Company Limited by Guarantee

 

·   A separate legal entity from that of the members, can own property, sue and be sued.

 

·   Enjoys exemption from taxes and duties on all income, provided that the income is not generated from trading activities (please note that the members are liable to pay personal taxes).

 

·   Liability of members is limited to the amount which they guarantee in the Memorandum of the company to pay in the event of the company’s winding up.

 

·   Profits made by the company cannot be shared among its members.

 

·   Usually incorporated for non-profit objectives. May however be incorporated for profit but will not enjoy tax exemptions in this case.

 

·   Longer incorporation process as the CAC is required to refer the Memorandum of such companies to the Attorney-General of the Federation for approval.

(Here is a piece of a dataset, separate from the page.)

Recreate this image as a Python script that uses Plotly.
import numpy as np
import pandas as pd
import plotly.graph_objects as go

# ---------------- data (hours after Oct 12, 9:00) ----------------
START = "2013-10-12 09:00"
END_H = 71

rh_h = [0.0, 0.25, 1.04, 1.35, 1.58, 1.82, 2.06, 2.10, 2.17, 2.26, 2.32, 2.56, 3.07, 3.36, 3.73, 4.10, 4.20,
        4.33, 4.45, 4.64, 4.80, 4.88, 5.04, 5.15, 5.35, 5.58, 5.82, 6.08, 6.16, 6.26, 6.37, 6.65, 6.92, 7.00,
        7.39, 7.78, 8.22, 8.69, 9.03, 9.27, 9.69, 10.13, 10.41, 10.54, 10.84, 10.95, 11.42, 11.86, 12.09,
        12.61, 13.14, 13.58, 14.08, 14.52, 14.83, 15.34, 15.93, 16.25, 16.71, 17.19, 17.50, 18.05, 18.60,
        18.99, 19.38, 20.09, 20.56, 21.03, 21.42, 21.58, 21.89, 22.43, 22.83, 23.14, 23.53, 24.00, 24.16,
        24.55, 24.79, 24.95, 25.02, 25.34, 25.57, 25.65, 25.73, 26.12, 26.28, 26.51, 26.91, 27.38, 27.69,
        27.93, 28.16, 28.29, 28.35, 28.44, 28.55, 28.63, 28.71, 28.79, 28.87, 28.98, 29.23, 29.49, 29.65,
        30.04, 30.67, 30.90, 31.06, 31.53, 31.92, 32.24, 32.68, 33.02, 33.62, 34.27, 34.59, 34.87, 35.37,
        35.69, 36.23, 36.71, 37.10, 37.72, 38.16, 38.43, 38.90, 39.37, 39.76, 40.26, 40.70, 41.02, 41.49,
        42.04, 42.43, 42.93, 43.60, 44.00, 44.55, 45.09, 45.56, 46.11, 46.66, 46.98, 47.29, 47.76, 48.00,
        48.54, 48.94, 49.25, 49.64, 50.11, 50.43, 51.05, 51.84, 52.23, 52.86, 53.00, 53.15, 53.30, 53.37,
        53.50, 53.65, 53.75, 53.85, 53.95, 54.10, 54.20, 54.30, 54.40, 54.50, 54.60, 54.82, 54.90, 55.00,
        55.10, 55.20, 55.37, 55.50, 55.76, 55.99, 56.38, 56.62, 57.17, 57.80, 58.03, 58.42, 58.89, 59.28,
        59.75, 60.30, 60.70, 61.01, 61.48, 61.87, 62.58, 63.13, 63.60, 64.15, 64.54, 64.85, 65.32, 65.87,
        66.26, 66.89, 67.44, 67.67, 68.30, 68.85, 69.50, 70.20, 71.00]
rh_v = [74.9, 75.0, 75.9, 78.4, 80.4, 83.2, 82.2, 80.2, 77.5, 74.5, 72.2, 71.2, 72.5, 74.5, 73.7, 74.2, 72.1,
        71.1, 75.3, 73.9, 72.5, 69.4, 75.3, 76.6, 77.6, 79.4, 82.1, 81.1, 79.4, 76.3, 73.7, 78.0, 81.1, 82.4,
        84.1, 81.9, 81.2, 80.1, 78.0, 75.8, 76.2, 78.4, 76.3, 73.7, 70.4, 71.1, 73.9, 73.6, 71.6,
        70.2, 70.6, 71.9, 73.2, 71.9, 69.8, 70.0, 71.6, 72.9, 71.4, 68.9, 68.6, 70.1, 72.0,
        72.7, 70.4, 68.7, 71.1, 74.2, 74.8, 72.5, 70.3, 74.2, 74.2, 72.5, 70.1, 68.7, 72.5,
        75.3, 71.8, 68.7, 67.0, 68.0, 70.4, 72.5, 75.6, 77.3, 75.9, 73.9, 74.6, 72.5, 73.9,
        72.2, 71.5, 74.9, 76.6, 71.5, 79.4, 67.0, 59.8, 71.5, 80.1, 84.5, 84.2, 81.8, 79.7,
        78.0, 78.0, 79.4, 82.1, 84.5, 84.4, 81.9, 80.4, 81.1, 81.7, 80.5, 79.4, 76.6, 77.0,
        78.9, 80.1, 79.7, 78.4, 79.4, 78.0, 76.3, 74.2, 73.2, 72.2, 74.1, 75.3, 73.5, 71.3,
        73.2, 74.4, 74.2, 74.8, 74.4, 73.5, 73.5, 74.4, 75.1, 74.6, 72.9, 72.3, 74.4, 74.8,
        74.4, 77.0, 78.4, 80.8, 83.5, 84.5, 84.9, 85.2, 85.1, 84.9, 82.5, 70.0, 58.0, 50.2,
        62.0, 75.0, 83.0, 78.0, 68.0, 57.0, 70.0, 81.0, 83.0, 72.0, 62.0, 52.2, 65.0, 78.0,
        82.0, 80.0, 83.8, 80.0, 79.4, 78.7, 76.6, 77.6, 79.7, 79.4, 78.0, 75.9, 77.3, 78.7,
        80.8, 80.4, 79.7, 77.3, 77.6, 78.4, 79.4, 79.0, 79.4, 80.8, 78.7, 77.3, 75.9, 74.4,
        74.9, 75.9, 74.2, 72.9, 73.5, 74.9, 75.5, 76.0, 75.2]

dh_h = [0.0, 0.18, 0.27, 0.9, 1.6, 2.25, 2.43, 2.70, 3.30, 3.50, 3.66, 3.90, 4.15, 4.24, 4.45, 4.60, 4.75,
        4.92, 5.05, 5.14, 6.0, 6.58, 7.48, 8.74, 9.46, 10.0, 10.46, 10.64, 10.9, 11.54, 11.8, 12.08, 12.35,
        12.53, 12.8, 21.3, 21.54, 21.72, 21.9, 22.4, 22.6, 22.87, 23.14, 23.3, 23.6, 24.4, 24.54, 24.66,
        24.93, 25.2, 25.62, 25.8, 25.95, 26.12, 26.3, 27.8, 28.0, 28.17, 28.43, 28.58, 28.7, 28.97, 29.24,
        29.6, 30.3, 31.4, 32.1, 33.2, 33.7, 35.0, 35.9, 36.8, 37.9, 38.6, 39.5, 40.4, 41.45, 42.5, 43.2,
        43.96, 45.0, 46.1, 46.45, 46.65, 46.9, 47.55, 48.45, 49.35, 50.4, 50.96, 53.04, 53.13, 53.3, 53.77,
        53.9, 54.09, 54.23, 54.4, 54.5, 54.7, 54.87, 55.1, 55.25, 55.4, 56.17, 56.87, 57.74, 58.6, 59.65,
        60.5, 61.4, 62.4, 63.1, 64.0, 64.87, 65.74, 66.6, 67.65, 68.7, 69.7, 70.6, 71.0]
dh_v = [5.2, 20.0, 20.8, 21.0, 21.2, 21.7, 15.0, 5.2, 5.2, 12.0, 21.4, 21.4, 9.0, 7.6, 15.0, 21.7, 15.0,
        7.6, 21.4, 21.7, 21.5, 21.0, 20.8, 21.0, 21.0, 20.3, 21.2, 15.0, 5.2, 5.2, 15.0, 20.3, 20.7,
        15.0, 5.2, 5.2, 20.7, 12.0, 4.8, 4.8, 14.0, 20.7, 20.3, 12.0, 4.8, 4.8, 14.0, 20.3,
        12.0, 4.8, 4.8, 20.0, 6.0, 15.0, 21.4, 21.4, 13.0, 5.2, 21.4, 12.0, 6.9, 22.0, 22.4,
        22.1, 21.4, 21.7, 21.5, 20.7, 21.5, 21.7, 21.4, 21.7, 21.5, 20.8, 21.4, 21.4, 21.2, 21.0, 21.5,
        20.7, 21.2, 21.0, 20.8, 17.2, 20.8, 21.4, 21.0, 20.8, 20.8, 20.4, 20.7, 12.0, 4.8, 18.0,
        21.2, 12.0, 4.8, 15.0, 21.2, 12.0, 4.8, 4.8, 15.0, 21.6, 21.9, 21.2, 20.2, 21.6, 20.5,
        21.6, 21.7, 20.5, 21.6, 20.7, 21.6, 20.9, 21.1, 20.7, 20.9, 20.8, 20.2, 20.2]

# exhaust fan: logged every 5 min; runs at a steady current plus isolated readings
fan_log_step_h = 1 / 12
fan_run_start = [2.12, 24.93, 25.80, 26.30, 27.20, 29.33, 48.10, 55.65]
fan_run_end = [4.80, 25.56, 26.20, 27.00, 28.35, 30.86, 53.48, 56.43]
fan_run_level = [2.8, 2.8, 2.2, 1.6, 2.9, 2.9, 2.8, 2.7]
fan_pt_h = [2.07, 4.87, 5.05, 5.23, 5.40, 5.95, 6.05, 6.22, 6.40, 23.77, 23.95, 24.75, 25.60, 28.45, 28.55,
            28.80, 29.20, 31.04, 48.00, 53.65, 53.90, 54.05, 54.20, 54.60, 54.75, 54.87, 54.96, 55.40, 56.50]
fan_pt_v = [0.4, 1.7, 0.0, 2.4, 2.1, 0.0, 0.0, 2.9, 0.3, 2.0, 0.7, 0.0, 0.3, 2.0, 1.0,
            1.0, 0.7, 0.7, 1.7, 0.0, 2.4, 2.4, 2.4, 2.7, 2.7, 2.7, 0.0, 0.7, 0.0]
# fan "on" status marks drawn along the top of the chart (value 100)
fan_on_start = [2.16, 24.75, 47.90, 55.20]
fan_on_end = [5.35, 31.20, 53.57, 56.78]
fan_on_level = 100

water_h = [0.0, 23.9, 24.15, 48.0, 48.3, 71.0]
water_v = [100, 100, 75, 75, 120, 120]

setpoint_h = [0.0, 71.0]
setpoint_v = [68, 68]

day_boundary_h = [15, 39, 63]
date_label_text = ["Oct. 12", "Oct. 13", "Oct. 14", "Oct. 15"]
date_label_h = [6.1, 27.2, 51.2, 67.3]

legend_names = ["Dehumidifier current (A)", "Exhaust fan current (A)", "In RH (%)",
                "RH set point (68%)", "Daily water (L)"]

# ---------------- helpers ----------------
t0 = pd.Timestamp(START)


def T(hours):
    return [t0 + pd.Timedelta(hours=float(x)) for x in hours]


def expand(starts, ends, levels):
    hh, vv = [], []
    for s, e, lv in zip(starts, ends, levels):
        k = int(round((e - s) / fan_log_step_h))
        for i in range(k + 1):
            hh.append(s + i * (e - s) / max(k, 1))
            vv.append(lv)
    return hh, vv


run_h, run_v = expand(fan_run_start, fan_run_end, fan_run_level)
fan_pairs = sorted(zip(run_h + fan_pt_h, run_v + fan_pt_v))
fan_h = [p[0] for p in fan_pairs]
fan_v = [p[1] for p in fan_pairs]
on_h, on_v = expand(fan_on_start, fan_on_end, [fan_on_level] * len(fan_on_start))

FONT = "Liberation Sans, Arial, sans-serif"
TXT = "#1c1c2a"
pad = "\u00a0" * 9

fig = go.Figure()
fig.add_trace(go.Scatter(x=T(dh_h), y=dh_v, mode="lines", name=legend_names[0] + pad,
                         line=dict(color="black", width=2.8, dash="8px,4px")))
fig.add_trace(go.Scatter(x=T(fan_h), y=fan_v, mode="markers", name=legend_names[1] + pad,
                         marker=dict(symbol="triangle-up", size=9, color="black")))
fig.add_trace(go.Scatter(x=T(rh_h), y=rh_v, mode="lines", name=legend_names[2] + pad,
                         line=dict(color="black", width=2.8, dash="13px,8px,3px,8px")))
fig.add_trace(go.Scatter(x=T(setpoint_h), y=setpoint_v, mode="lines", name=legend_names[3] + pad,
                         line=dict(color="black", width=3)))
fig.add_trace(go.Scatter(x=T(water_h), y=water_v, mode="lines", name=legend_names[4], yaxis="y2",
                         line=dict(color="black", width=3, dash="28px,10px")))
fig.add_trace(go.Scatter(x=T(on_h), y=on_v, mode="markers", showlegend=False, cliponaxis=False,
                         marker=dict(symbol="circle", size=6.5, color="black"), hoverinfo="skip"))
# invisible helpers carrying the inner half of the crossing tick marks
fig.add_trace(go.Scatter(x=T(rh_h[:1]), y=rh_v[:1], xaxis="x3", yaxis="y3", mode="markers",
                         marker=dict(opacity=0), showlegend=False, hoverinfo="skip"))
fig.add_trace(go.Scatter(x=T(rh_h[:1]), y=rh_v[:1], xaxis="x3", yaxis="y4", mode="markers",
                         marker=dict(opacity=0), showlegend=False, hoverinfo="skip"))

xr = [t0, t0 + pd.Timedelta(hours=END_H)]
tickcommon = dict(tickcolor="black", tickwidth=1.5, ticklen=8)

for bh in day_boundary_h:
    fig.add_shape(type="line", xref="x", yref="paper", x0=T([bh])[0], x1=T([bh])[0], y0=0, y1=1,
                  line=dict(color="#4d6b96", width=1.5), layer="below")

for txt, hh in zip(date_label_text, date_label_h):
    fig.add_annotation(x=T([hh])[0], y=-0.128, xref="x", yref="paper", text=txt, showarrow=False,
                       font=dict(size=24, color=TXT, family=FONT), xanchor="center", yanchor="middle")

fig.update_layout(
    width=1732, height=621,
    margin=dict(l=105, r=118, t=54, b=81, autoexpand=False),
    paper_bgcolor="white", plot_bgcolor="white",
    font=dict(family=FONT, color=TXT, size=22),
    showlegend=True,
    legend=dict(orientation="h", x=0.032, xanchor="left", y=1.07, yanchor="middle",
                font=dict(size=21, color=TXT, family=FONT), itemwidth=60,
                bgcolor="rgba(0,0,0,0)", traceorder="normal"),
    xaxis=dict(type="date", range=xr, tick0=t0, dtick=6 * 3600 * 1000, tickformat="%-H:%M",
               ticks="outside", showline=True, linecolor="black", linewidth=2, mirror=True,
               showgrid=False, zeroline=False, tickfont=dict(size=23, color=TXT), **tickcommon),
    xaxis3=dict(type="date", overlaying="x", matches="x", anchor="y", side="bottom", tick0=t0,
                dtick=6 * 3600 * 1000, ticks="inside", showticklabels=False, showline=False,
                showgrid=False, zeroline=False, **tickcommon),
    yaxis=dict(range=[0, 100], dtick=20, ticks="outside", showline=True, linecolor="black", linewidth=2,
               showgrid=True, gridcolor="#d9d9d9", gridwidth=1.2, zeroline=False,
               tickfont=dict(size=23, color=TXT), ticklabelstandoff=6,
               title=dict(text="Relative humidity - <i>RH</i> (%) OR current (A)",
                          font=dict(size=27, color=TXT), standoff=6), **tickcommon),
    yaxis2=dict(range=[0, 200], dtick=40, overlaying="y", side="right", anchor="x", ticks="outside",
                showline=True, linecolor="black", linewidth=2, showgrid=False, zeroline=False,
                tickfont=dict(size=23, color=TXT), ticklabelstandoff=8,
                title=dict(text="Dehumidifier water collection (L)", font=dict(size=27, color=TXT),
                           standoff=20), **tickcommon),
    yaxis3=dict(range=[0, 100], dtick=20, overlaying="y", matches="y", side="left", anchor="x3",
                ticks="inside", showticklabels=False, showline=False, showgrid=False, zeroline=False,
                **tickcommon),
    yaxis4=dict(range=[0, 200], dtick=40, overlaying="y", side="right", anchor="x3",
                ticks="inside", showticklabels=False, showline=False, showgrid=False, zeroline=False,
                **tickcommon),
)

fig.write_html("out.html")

However, the most common vehicle that suits most business venture in Nigeria is a private limited liability company.

The basic requirements for the incorporation of a private limited liability company are outlined below:

  1. Approval and reservation (for a period of 60 days) of the proposed name by the Corporate Affairs Commission (“CAC”). It is advisable to present two alternate names (in order of preference) in the event that the original name choice is not available at the conclusion of an availability-of-name search at the CAC.
  2. Filing of documents at the CAC upon successful reservation of proposed company name. The documents that will be required for filing are as follows:

Completed and executed Form CAC 1.1. To complete this form, the following details are required:

  • Registered office address of the Company;
  • An e-mail address for the Company;
  • Authorised share capital for the Company (please note that, where there is foreign participation in the directorship of the company, the company should be incorporated with a minimum authorised share capital of Ten Million Naira (N10,000,000.00) in order to meet a pre-condition for obtaining a business permit);
  • Name, residential address, nationality, country of residence, ID Number and type, date of birth, gender, e-mail and phone number for each director; and
  • Name, address, registration number and phone number of company secretary;
  • Executed Memorandum and Articles of Association;
  • Copies of means of identification for each director;
  • Board resolution of corporate shareholders (if any); and
  • Proficiency certification in respect of the business to be engaged in, as it is in a professional field.